Representatives from more than 60 colleges and universities attended the summit earlier this month in Hanover. There, they were divided into five working groups that will continue working together to develop recommendations that can be shared with their peers. While several institutions have said they would be interested in hosting another summit in a year, others want to reconvene in six months.

“These are complicated issues that don’t lend themselves to long-distance discussions,” said conference co-organizer David Lisak, a psychologist and national expert on sexual assault.

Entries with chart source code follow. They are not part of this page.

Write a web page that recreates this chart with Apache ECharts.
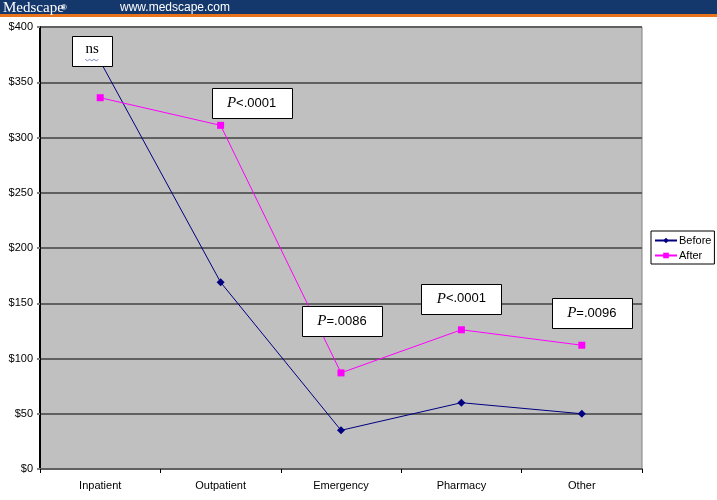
<!DOCTYPE html>
<html><head><meta charset="utf-8">
<script src="https://cdn.jsdelivr.net/npm/echarts@6/dist/echarts.min.js"></script>
<style>html,body{margin:0;padding:0;background:#fff}#c{width:717px;height:500px}</style>
</head><body><div id="c"></div>
<script>
var categories = ['Inpatient', 'Outpatient', 'Emergency', 'Pharmacy', 'Other'];
var beforeValues = [369, 169, 35, 60, 50];
var afterValues = [336, 311, 87, 126, 112];
var yTicks = [0, 50, 100, 150, 200, 250, 300, 350, 400];
// annotation: category index, value at box centre, label parts
var annCategory = [0, 1, 2, 3, 4];
var annValue = [378, 331, 134, 154, 141];
var annItalic = ['', 'P', 'P', 'P', 'P'];
var annRest = ['ns', '<.0001', '=.0086', '<.0001', '=.0096'];

var chart = echarts.init(document.getElementById('c'));
var option = {
  animation: false,
  backgroundColor: '#fff',
  grid: { left: 40, right: 75, top: 27, bottom: 31, show: true, backgroundColor: '#C0C0C0', borderColor: '#808080', borderWidth: 1 },
  xAxis: {
    type: 'category', data: categories, boundaryGap: true,
    axisLine: { lineStyle: { color: '#606060', width: 2 } },
    axisTick: { show: true, length: 4, inside: false, lineStyle: { color: '#000' } },
    axisLabel: { color: '#000', fontFamily: 'Liberation Sans', fontSize: 11, margin: 11 },
    splitLine: { show: false }
  },
  yAxis: {
    type: 'value', min: yTicks[0], max: yTicks[yTicks.length - 1], interval: 50,
    axisLine: { show: true, lineStyle: { color: '#000', width: 2 } },
    axisTick: { show: true, length: 3, lineStyle: { color: '#808080', width: 2 } },
    axisLabel: { color: '#000', fontFamily: 'Liberation Sans', fontSize: 11, margin: 7, formatter: function (v) { return '$' + v; } },
    splitLine: { show: true, lineStyle: { color: '#606060', width: 2 } }
  },
  legend: {
    orient: 'vertical', left: 651, top: 231,
    padding: [4, 3, 3, 3], itemGap: 4, itemWidth: 22, itemHeight: 7,
    borderColor: '#000', borderWidth: 1, backgroundColor: '#fff',
    textStyle: { color: '#000', fontFamily: 'Liberation Sans', fontSize: 11, padding: [0, 0, 0, -3] },
    data: ['Before', 'After']
  },
  series: [
    { name: 'Before', type: 'line', data: beforeValues, symbol: 'diamond', symbolSize: 8,
      lineStyle: { color: '#000080', width: 1 }, itemStyle: { color: '#000080' }, z: 3 },
    { name: 'After', type: 'line', data: afterValues, symbol: 'rect', symbolSize: 7,
      lineStyle: { color: '#FF00FF', width: 1 }, itemStyle: { color: '#FF00FF' }, z: 3 }
  ]
};
chart.setOption(option);

var graphics = [
  { type: 'rect', shape: { x: 0, y: 0, width: 717, height: 15 }, style: { fill: '#14386B' }, z: 10 },
  { type: 'rect', shape: { x: 0, y: 14, width: 717, height: 3 }, style: { fill: '#E8731A' }, z: 10 },
  { type: 'text', x: 3, y: 1, style: { text: 'Medscape', fill: '#fff', font: '15px "Liberation Serif"' }, z: 11 },
  { type: 'text', x: 61, y: 4, style: { text: '®', fill: '#fff', font: 'bold 8px "Liberation Sans"' }, z: 11 },
  { type: 'text', x: 120, y: 2, style: { text: 'www.medscape.com', fill: '#fff', font: '12px "Liberation Sans"' }, z: 11 }
];
var offsets = [-8, 31, 1, 0, 10];
for (var i = 0; i < annRest.length; i++) {
  var p = chart.convertToPixel({ gridIndex: 0 }, [annCategory[i], annValue[i]]);
  var w = annItalic[i] ? 80 : 40, h = 30;
  var cx = p[0] + offsets[i], cy = p[1];
  graphics.push({ type: 'rect', shape: { x: Math.round(cx - w / 2) + 0.5, y: Math.round(cy - h / 2) + 0.5, width: w, height: h },
    style: { fill: '#fff', stroke: '#000', lineWidth: 1 }, z: 20 });
  if (annItalic[i]) {
    graphics.push({ type: 'text', x: cx, y: cy, z: 21,
      style: { text: '{i|P}{r|' + annRest[i] + '}', align: 'center', verticalAlign: 'middle',
        rich: { i: { font: 'italic 15px "Liberation Serif"', fill: '#000' }, r: { font: '13px "Liberation Sans"', fill: '#000' } } } });
  } else {
    graphics.push({ type: 'text', x: cx, y: cy - 2, z: 21,
      style: { text: annRest[i], align: 'center', verticalAlign: 'middle', font: '15px "Liberation Serif"', fill: '#000' } });
    var pts = [];
    for (var k = 0; k < 7; k++) pts.push([cx - 7 + k * 2.2, cy + 8 + (k % 2 ? 1.5 : 0)]);
    graphics.push({ type: 'polyline', shape: { points: pts }, style: { stroke: '#6070a0', lineWidth: 0.8, fill: null }, z: 21 });
  }
}
chart.setOption({ graphic: graphics });
</script></body></html>
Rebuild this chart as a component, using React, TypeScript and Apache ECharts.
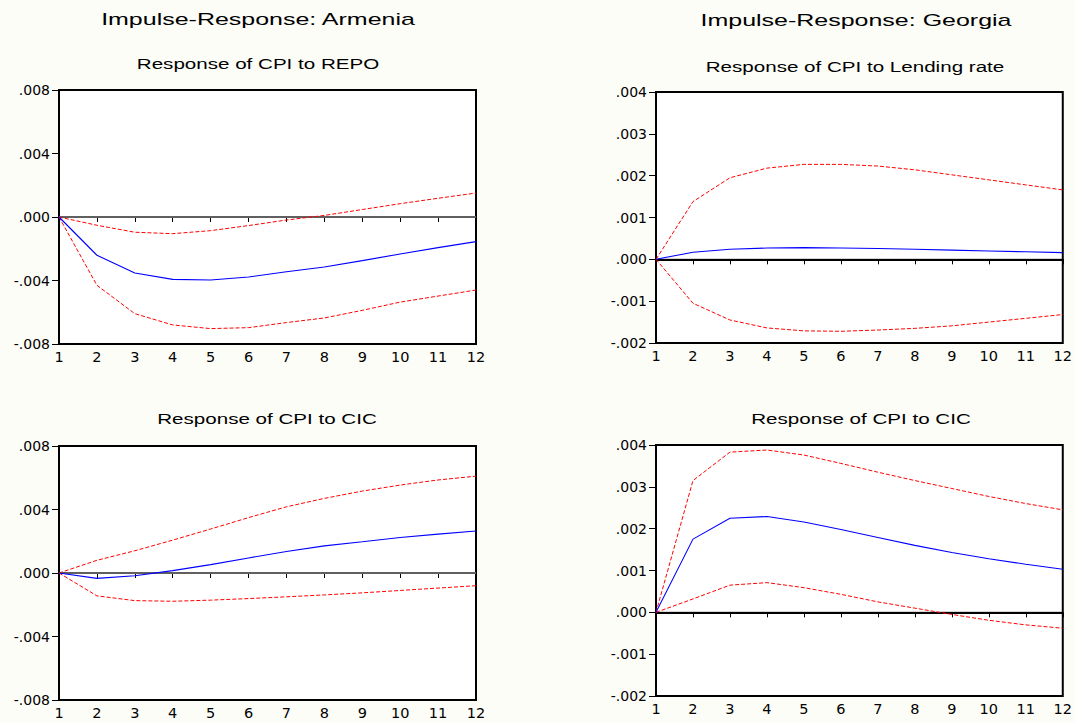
import React, { useEffect, useRef } from "react";
import * as echarts from "echarts";

// ---- data ----
const horizons = [1, 2, 3, 4, 5, 6, 7, 8, 9, 10, 11, 12];

const mainTitles = ["Impulse-Response: Armenia", "Impulse-Response: Georgia"];
const panelTitles = [
  "Response of CPI to REPO",
  "Response of CPI to Lending rate",
  "Response of CPI to CIC",
  "Response of CPI to CIC",
];

// Armenia: CPI to REPO
const armRepoIrf = [0, -0.00241, -0.00353, -0.00393, -0.00397, -0.00378, -0.00345, -0.00315, -0.00275, -0.00233, -0.00193, -0.00155];
const armRepoUpper = [0, -0.00052, -0.00096, -0.00105, -0.00086, -0.00054, -0.00019, 0.0001, 0.00047, 0.00084, 0.00118, 0.00151];
const armRepoLower = [0, -0.0043, -0.00609, -0.0068, -0.00703, -0.00697, -0.00665, -0.00636, -0.00588, -0.00536, -0.00498, -0.0046];

// Georgia: CPI to Lending rate
const geoLendIrf = [0, 0.00017, 0.00024, 0.00027, 0.00028, 0.00027, 0.00026, 0.00024, 0.00022, 0.0002, 0.00018, 0.00016];
const geoLendUpper = [0, 0.00138, 0.00195, 0.00218, 0.00227, 0.00227, 0.00223, 0.00214, 0.00202, 0.0019, 0.00178, 0.00166];
const geoLendLower = [0, -0.00105, -0.00145, -0.00164, -0.00171, -0.00172, -0.00169, -0.00165, -0.00159, -0.0015, -0.00141, -0.00132];

// Armenia: CPI to CIC
const armCicIrf = [0, -0.00034, -0.00017, 0.00015, 0.00053, 0.00095, 0.00135, 0.00171, 0.00197, 0.00224, 0.00245, 0.00265];
const armCicUpper = [0, 0.0008, 0.0014, 0.00207, 0.00277, 0.00349, 0.00417, 0.0047, 0.00516, 0.00554, 0.00586, 0.0061];
const armCicLower = [0, -0.00144, -0.00174, -0.00178, -0.00171, -0.00161, -0.0015, -0.00138, -0.00125, -0.0011, -0.00095, -0.0008];

// Georgia: CPI to CIC
const geoCicIrf = [0, 0.00175, 0.00225, 0.00229, 0.00216, 0.00198, 0.00179, 0.0016, 0.00143, 0.00128, 0.00115, 0.00103];
const geoCicUpper = [0, 0.00315, 0.00383, 0.00388, 0.00376, 0.00356, 0.00335, 0.00315, 0.00296, 0.00277, 0.0026, 0.00245];
const geoCicLower = [0, 0.00032, 0.00065, 0.00071, 0.00059, 0.00043, 0.00025, 0.0001, -0.00005, -0.00019, -0.0003, -0.00038];

// y axis scales per panel
const armYMin = -0.008;
const armYMax = 0.008;
const armYStep = 0.004;
const geoYMin = -0.002;
const geoYMax = 0.004;
const geoYStep = 0.001;

const FONT = "'Liberation Sans', Arial, sans-serif";
const TICK_FONT = "'DejaVu Sans', 'Liberation Sans', sans-serif";
const STRETCH = 1.47;

function fmtY(v: number): string {
  const s = (Math.round(v * 1000) / 1000).toFixed(3);
  return s.replace(/^(-?)0\./, "$1.");
}

export default function App() {
  const ref = useRef<HTMLDivElement>(null);

  useEffect(() => {
    if (!ref.current) return;
    const chart = echarts.init(ref.current, null, { renderer: "svg" });

    const grids = [
      { left: 59, top: 90, width: 417, height: 254 },
      { left: 656, top: 92, width: 410, height: 251 },
      { left: 59, top: 446, width: 417, height: 254 },
      { left: 656, top: 445, width: 410, height: 251 },
    ];

    const panels = [
      { irf: armRepoIrf, up: armRepoUpper, lo: armRepoLower, min: armYMin, max: armYMax, step: armYStep, zeroColor: "#808080", zeroWidth: 1.6 },
      { irf: geoLendIrf, up: geoLendUpper, lo: geoLendLower, min: geoYMin, max: geoYMax, step: geoYStep, zeroColor: "#000000", zeroWidth: 1 },
      { irf: armCicIrf, up: armCicUpper, lo: armCicLower, min: armYMin, max: armYMax, step: armYStep, zeroColor: "#808080", zeroWidth: 1.6 },
      { irf: geoCicIrf, up: geoCicUpper, lo: geoCicLower, min: geoYMin, max: geoYMax, step: geoYStep, zeroColor: "#000000", zeroWidth: 1 },
    ];

    const pts = (arr: number[]) => horizons.map((h, i) => [h, arr[i]]);

    const series: any[] = [];
    panels.forEach((p, i) => {
      series.push({
        type: "line",
        xAxisIndex: i,
        yAxisIndex: i,
        data: [[horizons[0], 0], [horizons[horizons.length - 1], 0]],
        symbol: "none",
        lineStyle: { color: p.zeroColor, width: p.zeroWidth, type: "solid" },
        silent: true,
        z: 1,
      });
      series.push({
        type: "line",
        xAxisIndex: i,
        yAxisIndex: i,
        data: pts(p.up),
        symbol: "none",
        lineStyle: { color: "#ff0000", width: 1, type: [4, 2] },
        z: 2,
      });
      series.push({
        type: "line",
        xAxisIndex: i,
        yAxisIndex: i,
        data: pts(p.lo),
        symbol: "none",
        lineStyle: { color: "#ff0000", width: 1, type: [4, 2] },
        z: 2,
      });
      series.push({
        type: "line",
        xAxisIndex: i,
        yAxisIndex: i,
        data: pts(p.irf),
        symbol: "none",
        lineStyle: { color: "#0000ff", width: 1.1, type: "solid" },
        z: 3,
      });
    });

    const xAxis = grids.map((_, i) => ({
      type: "value",
      gridIndex: i,
      min: 1,
      max: 12,
      interval: 1,
      axisLine: { show: true, lineStyle: { color: "#000", width: 2 } },
      axisTick: { show: true, inside: false, length: 5, lineStyle: { color: "#000", width: 1 } },
      axisLabel: { fontSize: 14.5, color: "#000", fontFamily: TICK_FONT, margin: 5 },
      splitLine: { show: false },
    }));

    const yAxis = panels.map((p, i) => ({
      type: "value",
      gridIndex: i,
      min: p.min,
      max: p.max,
      interval: p.step,
      axisLine: { show: true, lineStyle: { color: "#000", width: 2 } },
      axisTick: { show: true, inside: false, length: 7, lineStyle: { color: "#000", width: 1 } },
      axisLabel: { fontSize: 14, color: "#000", fontFamily: TICK_FONT, margin: 9, formatter: fmtY },
      splitLine: { show: false },
    }));

    const titleSpecs = [
      { text: mainTitles[0], x: 258, y: 19, size: 17 },
      { text: mainTitles[1], x: 856, y: 20, size: 17 },
      { text: panelTitles[0], x: 258, y: 64, size: 14 },
      { text: panelTitles[1], x: 855, y: 67, size: 14 },
      { text: panelTitles[2], x: 267, y: 419, size: 14 },
      { text: panelTitles[3], x: 861, y: 419, size: 14 },
    ];

    const graphic = titleSpecs.map((t) => ({
      type: "text",
      x: t.x,
      y: t.y,
      scaleX: STRETCH,
      silent: true,
      style: {
        text: t.text,
        fontSize: t.size,
        fontFamily: FONT,
        fill: "#000",
        textAlign: "center",
        textVerticalAlign: "middle",
      },
    }));

    chart.setOption({
      animation: false,
      backgroundColor: "#fdfdf8",
      grid: grids.map((g) => ({
        ...g,
        show: true,
        backgroundColor: "#ffffff",
        borderColor: "#000",
        borderWidth: 2,
        containLabel: false,
      })),
      xAxis,
      yAxis,
      series,
      graphic,
    });

    return () => {
      chart.dispose();
    };
  }, []);

  return (
    <div
      ref={ref}
      style={{ position: "fixed", left: 0, top: 0, width: 1075, height: 723 }}
    />
  );
}
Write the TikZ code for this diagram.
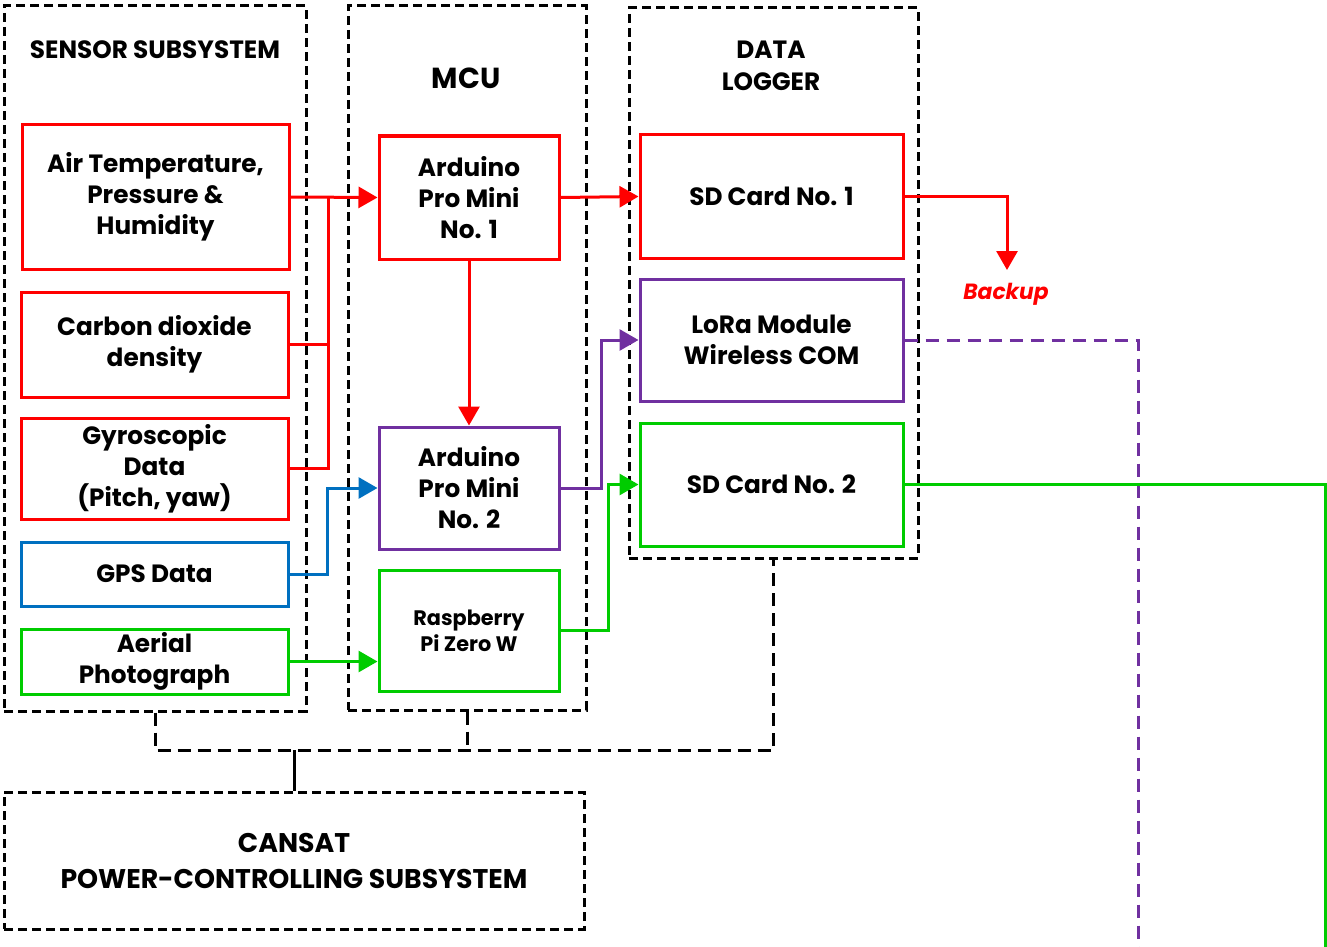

The five working groups are focused on legal issues, investigation and accountability, research and assessment, direct services, and prevention and education. Dean of the College Charlotte Johnson said the summit laid the groundwork for a coordinated national effort to confront the widespread problem of sexual violence on campus.

Dartmouth is one of 55 colleges and universities being investigated by the federal Education Department for how it handles sexual harassment and assault complaints. The Ivy League college – which reported 24 sexual assaults in 2012, compared with 15 in 2011, 22 in 2010 and 10 in 2009 – has been working on multiple fronts to prevent sexual assault, encourage reporting and hold perpetrators accountable.

In April, Dartmouth President Philip Hanlon called sexual assault one of three critical issues – along with high-risk drinking and lack of inclusion – that are compromising the school’s core mission. Two months later, the college implemented a new system for handling sexual assaults that includes harsher sanctions and having a trained external expert investigate allegations and determine responsibility.